Prompt
You are a research assistant helping a licensed home inspector prepare for tomorrow's inspection. Build a pre-inspection watch list.

Property basics: built {{year_built}}, located in {{region}}, {{construction_type}}.

Create a checklist organized by system (roof, exterior, structure, electrical, plumbing, HVAC, interior, attic/insulation) of issues COMMONLY found in homes of this era, region, and construction type — period-typical materials and components now known to be problems, and what they look like in the field.

Rules:
- Frame every item as "commonly found in homes of this era — verify on site." You know nothing about this specific house; never state that it has any material, system, or defect.
- For each item, one line each: what to look for, where to look, why it matters.
- Flag era-specific products with known recalls, class actions, or insurance implications (panel brands, piping types, siding products), and note that positive identification requires labels or markings, not appearance alone.
- Include a short "don't assume" list: issues inspectors commonly over-attribute to homes of this age.
- Skip generic advice that applies to every house. Maximum 25 items.
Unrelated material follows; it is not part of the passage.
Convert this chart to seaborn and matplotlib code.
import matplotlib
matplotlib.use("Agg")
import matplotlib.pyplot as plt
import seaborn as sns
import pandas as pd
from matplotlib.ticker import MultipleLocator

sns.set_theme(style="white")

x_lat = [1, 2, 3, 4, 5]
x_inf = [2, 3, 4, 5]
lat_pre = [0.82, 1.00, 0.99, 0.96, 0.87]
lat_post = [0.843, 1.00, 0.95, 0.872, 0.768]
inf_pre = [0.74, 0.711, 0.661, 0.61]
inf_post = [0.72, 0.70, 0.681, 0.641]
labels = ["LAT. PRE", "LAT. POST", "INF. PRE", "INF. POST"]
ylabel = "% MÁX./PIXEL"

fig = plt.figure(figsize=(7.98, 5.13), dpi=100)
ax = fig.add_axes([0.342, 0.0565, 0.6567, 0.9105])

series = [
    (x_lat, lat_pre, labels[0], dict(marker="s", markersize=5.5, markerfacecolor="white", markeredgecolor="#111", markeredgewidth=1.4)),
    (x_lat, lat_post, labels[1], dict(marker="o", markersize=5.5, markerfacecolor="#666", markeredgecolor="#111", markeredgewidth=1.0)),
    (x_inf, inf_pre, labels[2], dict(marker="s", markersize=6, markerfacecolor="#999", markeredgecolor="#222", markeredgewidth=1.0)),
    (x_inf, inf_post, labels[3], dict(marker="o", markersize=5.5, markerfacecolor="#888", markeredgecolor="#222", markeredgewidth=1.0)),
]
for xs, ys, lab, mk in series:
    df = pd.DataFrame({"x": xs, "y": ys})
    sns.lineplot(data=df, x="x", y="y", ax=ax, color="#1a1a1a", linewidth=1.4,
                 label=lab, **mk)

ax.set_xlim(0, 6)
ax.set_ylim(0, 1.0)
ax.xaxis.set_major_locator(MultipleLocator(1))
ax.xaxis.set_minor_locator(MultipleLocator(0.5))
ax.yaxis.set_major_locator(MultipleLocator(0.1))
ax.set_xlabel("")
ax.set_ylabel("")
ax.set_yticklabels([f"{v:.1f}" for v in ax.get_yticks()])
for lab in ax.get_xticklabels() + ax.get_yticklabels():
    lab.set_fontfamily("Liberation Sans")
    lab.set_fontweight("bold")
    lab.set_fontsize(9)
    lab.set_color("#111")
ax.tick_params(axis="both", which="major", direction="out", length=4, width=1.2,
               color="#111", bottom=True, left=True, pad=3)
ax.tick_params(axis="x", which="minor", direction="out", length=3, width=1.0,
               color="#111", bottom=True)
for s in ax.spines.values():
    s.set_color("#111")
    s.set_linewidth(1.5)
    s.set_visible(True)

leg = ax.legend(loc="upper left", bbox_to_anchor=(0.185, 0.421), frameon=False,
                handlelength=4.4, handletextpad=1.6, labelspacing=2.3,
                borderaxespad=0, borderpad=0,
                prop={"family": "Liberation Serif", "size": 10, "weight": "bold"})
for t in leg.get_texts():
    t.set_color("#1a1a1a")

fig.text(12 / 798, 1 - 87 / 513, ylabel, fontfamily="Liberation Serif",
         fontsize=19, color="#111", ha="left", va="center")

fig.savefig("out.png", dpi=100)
Fill in your details and the prompt updates live — then copy.

What you get back (excerpt)

ELECTRICAL — commonly found in late-1960s homes; verify on site: - Aluminum branch-circuit wiring (1965-73 builds): check conductor markings at the panel and attic runs; device connections not rated CO/ALR are a documented fire risk. - Federal Pacific Stab-Lok or Zinsco panels: identify by label, never by appearance; widely reported breaker failure-to-trip issues affect insurability. PLUMBING: - Galvanized steel supply piping at or past service life: test functional flow at the fixtures farthest from supply. DON'T ASSUME: many 1968 homes were wired entirely in copper — confirm before mentioning aluminum to anyone.

The full workflow

  1. Run the prompt the night before with basics from the inspection order.
  2. Cross out items that don't apply and add your own regional knowledge.
  3. Carry it as a supplement to — never a replacement for — your state SOP checklist.
  4. On site, confirm or rule out items by direct observation only.

Watch out for

The watch list is background research, not findings — nothing enters the report unless you observed it on site; an AI-suggested 'common issue' stated as fact is a fabricated finding.

Verify recall and class-action claims against CPSC notices or manufacturer documentation before repeating them to a client — models confuse product names, dates, and outcomes.

Where this comes from

Every use case on this site is grounded in real reports from working home inspectors — not invented by us.